Commenting on legislation introduced today (Friday) that means organisations with 250 or more employees will have to publish information about the difference between average male and female earnings, TUC General Secretary Frances O’Grady said:

“Publishing information on gender pay gaps in salaries and bonuses is a start. But it is just that – a start. To genuinely tackle the root causes of the gender pay gap, we need to understand why women are still being paid less than men and do something meaningful about it.

“We need to remove the barriers that stop women going into better paid, male-dominated professions and create more better-paid part-time and flexible jobs. And we must improve pay for undervalued – but vital – jobs that are predominantly done by women, like social care.

“But this won’t happen just with light-touch regulation. Government should extend the law to medium-size organisations as well as large employers. And bosses that don’t comply with the law should be fined.”
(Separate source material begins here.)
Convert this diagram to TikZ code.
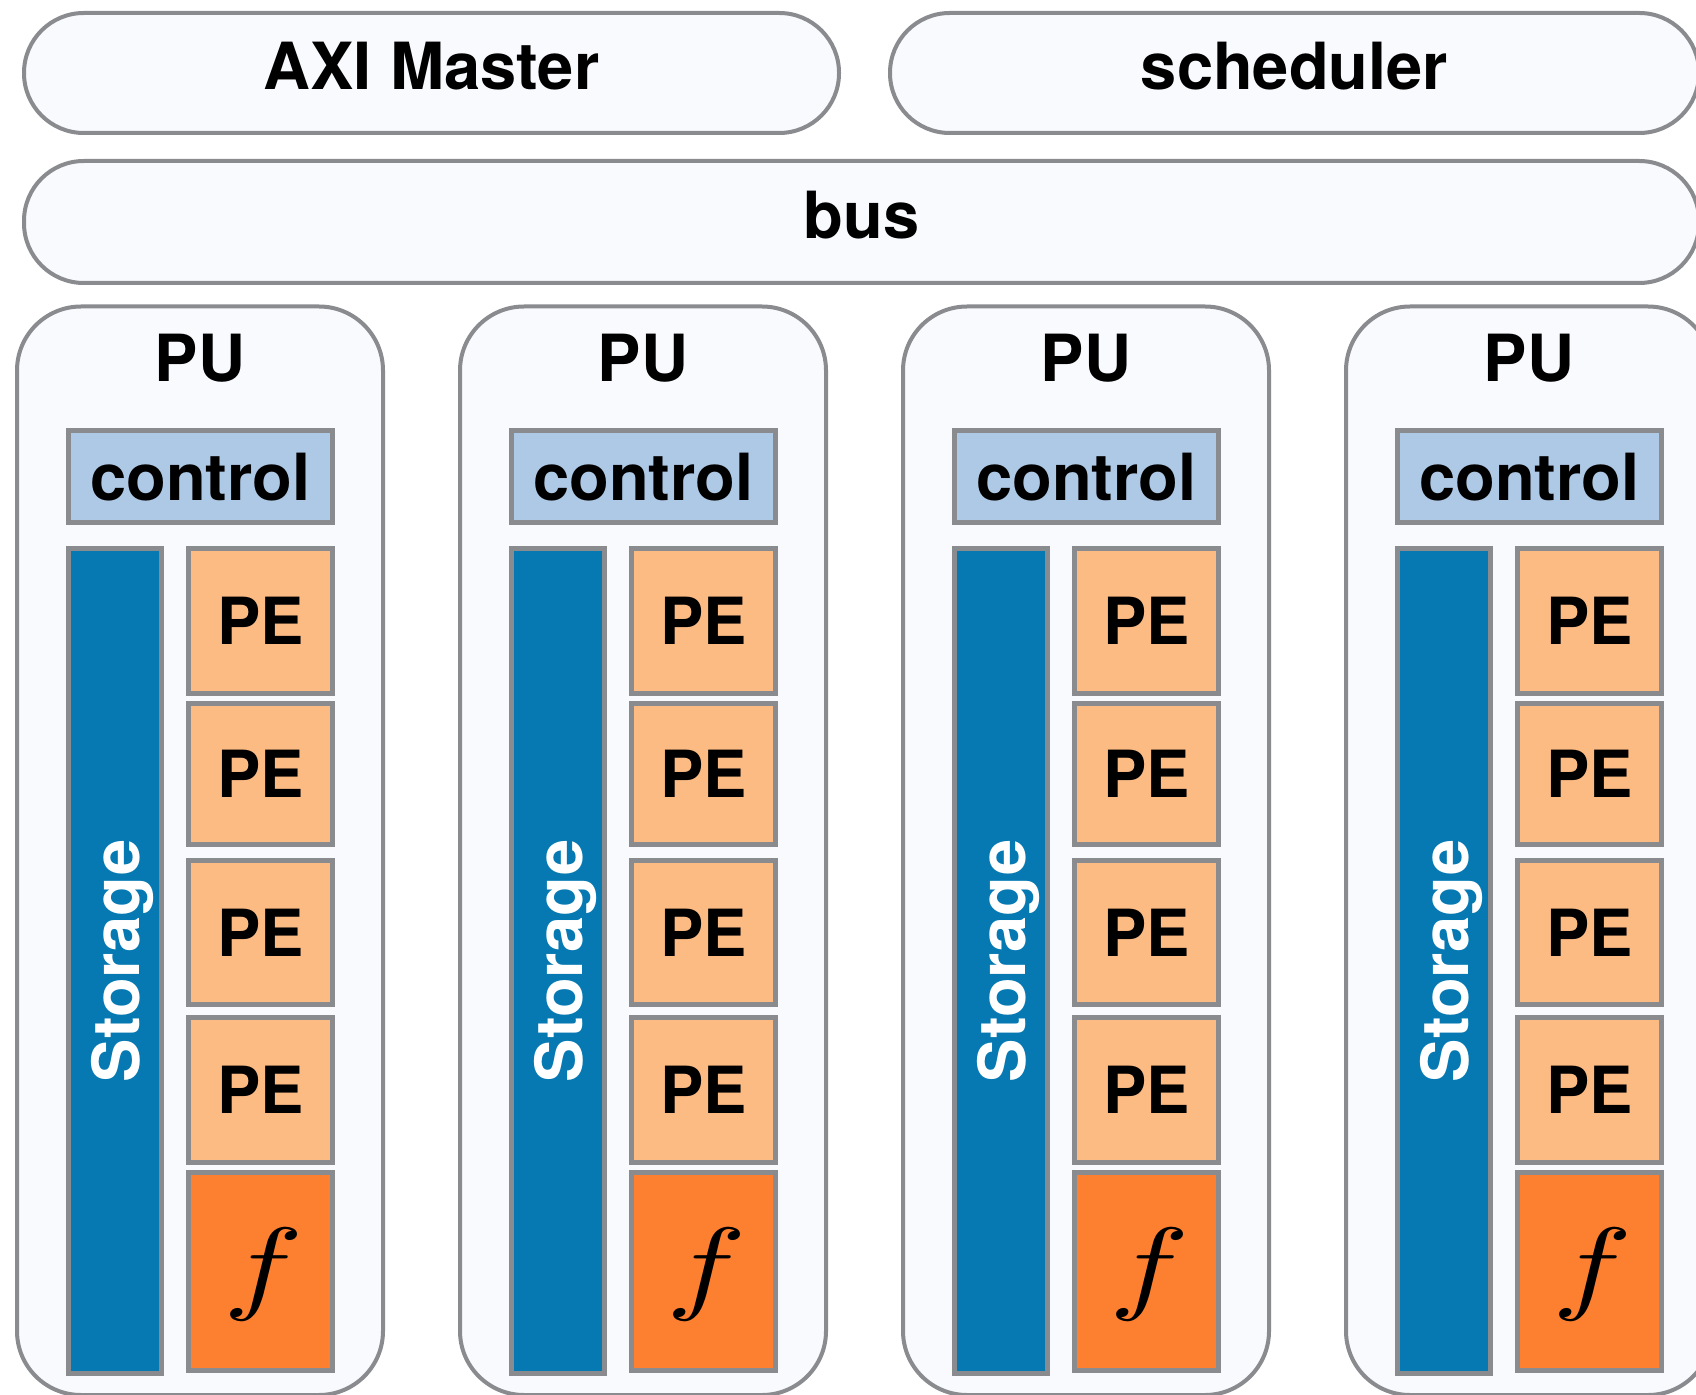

Analysis by the TUC published last month revealed that the average woman has to wait nearly a fifth of a year (66 days) before she starts to get paid, compared to the average man.

ENDS

Notes to Editors:

Gender pay reporting:

New gender pay reporting legislation requires employers with 250 or more employees to reveal the pay gap between their male and female employees annually. Employers will have up to 12 months to publish this information on their website and a government site. This starts in the public sector today (Friday 31 March), and in the private sector next Friday (6 April).
 

The TUC thinks the law should go much further and is calling on the government to:

  1. Decrease the threshold for reporting to organisations with 150 rather than 250 employees.
  2. Introduce sanctions – including fines – for employers that fail to comply with the law.
  3. Make employers publish a narrative and action plan alongside gender pay information.
  4. Make companies also publish the gender breakdown of the part-time workforce; the gap in hourly pay between part-time and full-time employees (using both the mean and median); and the distribution of part-time employees. A substantial number of women work part-time and research shows that part-time work is strongly associated with low pay and poor progression.
  5. Agency workers should also be covered by the regulations. Women are more likely than men to be on these type of work contracts and, those who are, tend to be paid less than employees.
  6. Conduct a full review of the success of the legislation, shortly after the first reporting cycle. Annual reports could identify what proportion of companies have complied, naming those that have failed to publish information and assessing the quality of information that is being produced.  

- The pay gap between men and women is currently 18.1%. The gender pay gap is calculated using all median hourly pay, excluding overtime, for male and female employees from the ONS ASHE data: www.ons.gov.uk/employmentandlabourmarket/peopleinwork/earningsandworkinghours/bulletins/annualsurveyofhoursandearnings/2016provisionalresults
- The TUC analysis that the average woman has to wait nearly a fifth of a year (66 days) before she starts to get paid, compared to the average man, is available at: www.tuc.org.uk/equality-issues/gender-equality/equal-pay/women-work-free-fifth-year-says-tuc
- Since 2011 the full-time pay gap has fallen by just 0.2 percentage points a year. The TUC has calculated that at this rate it will take over 40 years to achieve pay parity between men and women.